EMIR 3 mandates that FCs and NFCs subject to the clearing obligation and exceeding certain thresholds must hold an active account at an EU-authorized CCP. They must notify the European Securities and Markets Authorisation (ESMA) and their national competent authorities (NCAs) by 24 June 2025 with use of the ESMA format (which is already available, via this link). Banks, insurance companies and pension funds must send the notification to DNB, whilst investment firms and non-financial institutions must send the notification to the AFM

ESMA is still finalising its regulatory technical standards (RTS) on active account requirements. Meanwhile, institutions should implement provisions ensuring operational readiness, including legal documentation, IT systems, and internal processes. However, DNB and AFM will not prioritise enforcement of active account requirements dependent on the RTS until they are finalised to avoid double implementation costs for market parties.

EMIR 3 requires counterparties to seek authorisation and validation for their initial margin (IM) calculation models. DNB and AFM will follow the European Banking Authority's (EBA) opinion, delaying supervisory or enforcement actions on IM model applications until the relevant RTS are in force. Existing IM models can continue to be used after EMIR 3's implementation. FCs and NFCs, subject to the obligation to exchange IM and Article 36 of the RTS regarding non-cleared OTC derivatives, must seek authorisation for any changes to (including recalibrations) to such IM models, regardless of the materiality.

Until EBA has established its central validation function, counterparties should submit their applications to their relevant account supervisors. If multiple legal entities within a group are applying, a joint application should be submitted that includes all the entities using that same IM model.

EMIR 3 requires EU clearing members and clients that clear contracts through third-country CCPs to annually report on third-country CCP clearing activity to its NCA. Because ESMA is currently developing an RTS specifying the required information that should be reported, the first reports by counterparties are not expected until one year after the entry into force of EMIR 3.
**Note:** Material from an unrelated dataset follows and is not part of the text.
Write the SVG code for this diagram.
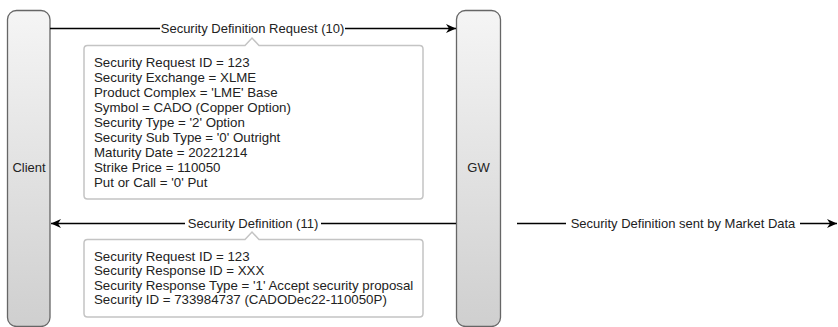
<svg xmlns="http://www.w3.org/2000/svg" width="838" height="327" viewBox="0 0 838 327">
<style>
text{font-family:"Liberation Sans",Arial,sans-serif;font-size:13px;fill:#222}
.nt{font-size:13.3px}
.actor{fill:url(#g);stroke:#666;stroke-width:1.3}
.msg{stroke:#000;stroke-width:1.5;fill:none}
.note{fill:#fff;stroke:#c4c4c4;stroke-width:1.5}
.lbl{fill:#fff}
</style>
<defs>
<linearGradient id="g" x1="0" y1="0" x2="0" y2="1">
<stop offset="0" stop-color="#f5f5f5"/>
<stop offset="1" stop-color="#cfcfcf"/>
</linearGradient>
<marker id="ah" markerWidth="12" markerHeight="10" refX="10" refY="5" orient="auto" markerUnits="userSpaceOnUse">
<path d="M0,0.5 L10,5 L0,9.5 L3,5 Z" fill="#000"/>
</marker>
</defs>
<g id="client">
<rect class="actor" x="7.5" y="10.5" width="42.5" height="316" rx="9"/>
<text x="29" y="172" text-anchor="middle" font-size="12">Client</text>
</g>
<g id="gw">
<rect class="actor" x="456.5" y="10.5" width="44" height="316" rx="9"/>
<text x="478.5" y="172" text-anchor="middle" font-size="12">GW</text>
</g>
<g id="connectors">
<line class="msg" x1="50" y1="28.5" x2="456" y2="28.5" marker-end="url(#ah)"/>
<line class="msg" x1="456" y1="223.5" x2="51" y2="223.5" marker-end="url(#ah)"/>
<line class="msg" x1="517" y1="223.5" x2="837" y2="223.5" marker-end="url(#ah)"/>
<rect class="lbl" x="160" y="20" width="185" height="17"/>
<text x="252.5" y="33" text-anchor="middle">Security Definition Request (10)</text>
<rect class="lbl" x="185" y="215" width="136" height="17"/>
<text x="253" y="228" text-anchor="middle">Security Definition (11)</text>
<rect class="lbl" x="566" y="215" width="234" height="17"/>
<text x="683" y="228" text-anchor="middle">Security Definition sent by Market Data</text>
</g>
<g id="note1">
<path class="note" d="M87.5,45.5 H245 L252,38 L259,45.5 H419.5 Q423,45.5 423,49 V195.5 Q423,199 419.5,199 H87.5 Q84,199 84,195.5 V49 Q84,45.5 87.5,45.5 Z"/>
<text class="nt" x="94">
<tspan x="94" y="67">Security Request ID = 123</tspan>
<tspan x="94" y="82">Security Exchange = XLME</tspan>
<tspan x="94" y="97">Product Complex = 'LME' Base</tspan>
<tspan x="94" y="112">Symbol = CADO (Copper Option)</tspan>
<tspan x="94" y="127">Security Type = '2' Option</tspan>
<tspan x="94" y="142">Security Sub Type = '0' Outright</tspan>
<tspan x="94" y="157">Maturity Date = 20221214</tspan>
<tspan x="94" y="172">Strike Price = 110050</tspan>
<tspan x="94" y="187">Put or Call = '0' Put</tspan>
</text>
</g>
<g id="note2">
<path class="note" d="M87.5,239.5 H245 L252,232 L259,239.5 H419.5 Q423,239.5 423,243 V313.5 Q423,317 419.5,317 H87.5 Q84,317 84,313.5 V243 Q84,239.5 87.5,239.5 Z"/>
<text class="nt" x="94">
<tspan x="94" y="260.5">Security Request ID = 123</tspan>
<tspan x="94" y="275">Security Response ID = XXX</tspan>
<tspan x="94" y="289.5">Security Response Type = '1' Accept security proposal</tspan>
<tspan x="94" y="304">Security ID = 733984737 (CADODec22-110050P)</tspan>
</text>
</g>
</svg>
For the sake of transparency, EMIR 3 puts amendments in place in order to ensure that clients and indirect clients have better visibility and predictability of margin calls.

CCPs are required to provide their clients with information on how their margin models work, including in stress situations, and provide them with the simulation of margin requirements under different scenarios. Until the relevant RTS have entered into force, CCPs should update their documentation to include methodologies for any add-ons.

Clients providing clearing services (in the guidance referred to as: CSPs) must provide their clients with information on potential losses are other costs they may bear. Until the relevant RTS have entered into force, CSPs should be able to leverage information already provided by CCPs and provide margin simulations based on the same scenarios as for the CCPs.